## begin
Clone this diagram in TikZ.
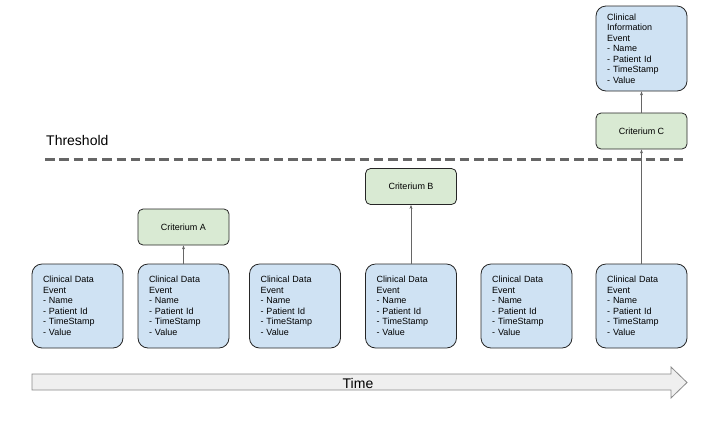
\documentclass[tikz,border=0pt]{standalone}
\usepackage{fontspec}
\setmainfont{Liberation Sans}
\usetikzlibrary{arrows.meta}
\definecolor{evblue}{HTML}{CFE2F3}
\definecolor{crgreen}{HTML}{D9EAD3}
\definecolor{lnGray}{HTML}{666666}
\definecolor{timeFill}{HTML}{EFEFEF}
\definecolor{timeLine}{HTML}{8A8A8A}
\begin{document}
\begin{tikzpicture}[x=1pt,y=-1pt,
  evbox/.style={draw=black!85, line width=0.8pt, fill=evblue, rounded corners=10pt,
    text width=69pt, inner xsep=11pt, inner ysep=0pt, minimum height=84pt, align=left,
    font=\fontsize{9}{10.5}\selectfont},
  crbox/.style={draw=black!85, line width=0.8pt, fill=crgreen, rounded corners=5pt,
    minimum width=91pt, minimum height=36pt, inner sep=0pt,
    font=\fontsize{9}{10.5}\selectfont},
  link/.style={draw=lnGray, line width=0.8pt, -{Stealth[length=4pt,width=3pt]}}
]
\useasboundingbox (0,0) rectangle (720,424);
% threshold
\node[anchor=west, inner sep=0pt, font=\fontsize{14}{16}\selectfont] (thr) at (46,140) {Threshold};
\coordinate (tl) at (45,159);
\coordinate (tr) at (683,159);
\draw[lnGray, line width=3pt, dash pattern=on 9.5pt off 4.8pt] (tl) -- (tr);
% data events
\foreach \n/\x in {1/77.5, 2/183.5, 3/295, 4/411, 5/526.5, 6/641.5}{
  \node[evbox] (d\n) at (\x,306) {Clinical Data\\Event\\- Name\\- Patient Id\\- TimeStamp\\- Value};
}
% criteria
\node[crbox] (ca) at (183.5,227) {Criterium A};
\node[crbox] (cb) at (411,186.5) {Criterium B};
\node[crbox] (cc) at (641.5,131) {Criterium C};
% info event
\node[evbox, minimum height=85pt] (info) at (641.5,48.5) {Clinical\\Information\\Event\\- Name\\- Patient Id\\- TimeStamp\\- Value};
% links
\draw[link] (d2.north) -- (ca.south);
\draw[link] (d4.north) -- (cb.south);
\draw[link] (d6.north) -- (cc.south);
\draw[link] (cc.north) -- (info.south);
% time arrow
\draw[timeLine, fill=timeFill, line width=0.8pt]
  (32,374) -- (671,374) -- (671,367) -- (687,382.5) -- (671,398) -- (671,390) -- (32,390) -- cycle;
\node[font=\fontsize{14}{16}\selectfont, inner sep=0pt] (time) at (358,383) {Time};
\end{tikzpicture}
\end{document}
## end
→ TASK TO COMPLETE
Leave out all pictures, then copy the remaining material exactly.

→ FULL OUTPUT
Clone this diagram in TikZ.
\documentclass[tikz,border=0pt]{standalone}
\usepackage{fontspec}
\setmainfont{Liberation Sans}
\usetikzlibrary{arrows.meta}
\definecolor{evblue}{HTML}{CFE2F3}
\definecolor{crgreen}{HTML}{D9EAD3}
\definecolor{lnGray}{HTML}{666666}
\definecolor{timeFill}{HTML}{EFEFEF}
\definecolor{timeLine}{HTML}{8A8A8A}
\begin{document}
\begin{tikzpicture}[x=1pt,y=-1pt,
  evbox/.style={draw=black!85, line width=0.8pt, fill=evblue, rounded corners=10pt,
    text width=69pt, inner xsep=11pt, inner ysep=0pt, minimum height=84pt, align=left,
    font=\fontsize{9}{10.5}\selectfont},
  crbox/.style={draw=black!85, line width=0.8pt, fill=crgreen, rounded corners=5pt,
    minimum width=91pt, minimum height=36pt, inner sep=0pt,
    font=\fontsize{9}{10.5}\selectfont},
  link/.style={draw=lnGray, line width=0.8pt, -{Stealth[length=4pt,width=3pt]}}
]
\useasboundingbox (0,0) rectangle (720,424);
% threshold
\node[anchor=west, inner sep=0pt, font=\fontsize{14}{16}\selectfont] (thr) at (46,140) {Threshold};
\coordinate (tl) at (45,159);
\coordinate (tr) at (683,159);
\draw[lnGray, line width=3pt, dash pattern=on 9.5pt off 4.8pt] (tl) -- (tr);
% data events
\foreach \n/\x in {1/77.5, 2/183.5, 3/295, 4/411, 5/526.5, 6/641.5}{
  \node[evbox] (d\n) at (\x,306) {Clinical Data\\Event\\- Name\\- Patient Id\\- TimeStamp\\- Value};
}
% criteria
\node[crbox] (ca) at (183.5,227) {Criterium A};
\node[crbox] (cb) at (411,186.5) {Criterium B};
\node[crbox] (cc) at (641.5,131) {Criterium C};
% info event
\node[evbox, minimum height=85pt] (info) at (641.5,48.5) {Clinical\\Information\\Event\\- Name\\- Patient Id\\- TimeStamp\\- Value};
% links
\draw[link] (d2.north) -- (ca.south);
\draw[link] (d4.north) -- (cb.south);
\draw[link] (d6.north) -- (cc.south);
\draw[link] (cc.north) -- (info.south);
% time arrow
\draw[timeLine, fill=timeFill, line width=0.8pt]
  (32,374) -- (671,374) -- (671,367) -- (687,382.5) -- (671,398) -- (671,390) -- (32,390) -- cycle;
\node[font=\fontsize{14}{16}\selectfont, inner sep=0pt] (time) at (358,383) {Time};
\end{tikzpicture}
\end{document}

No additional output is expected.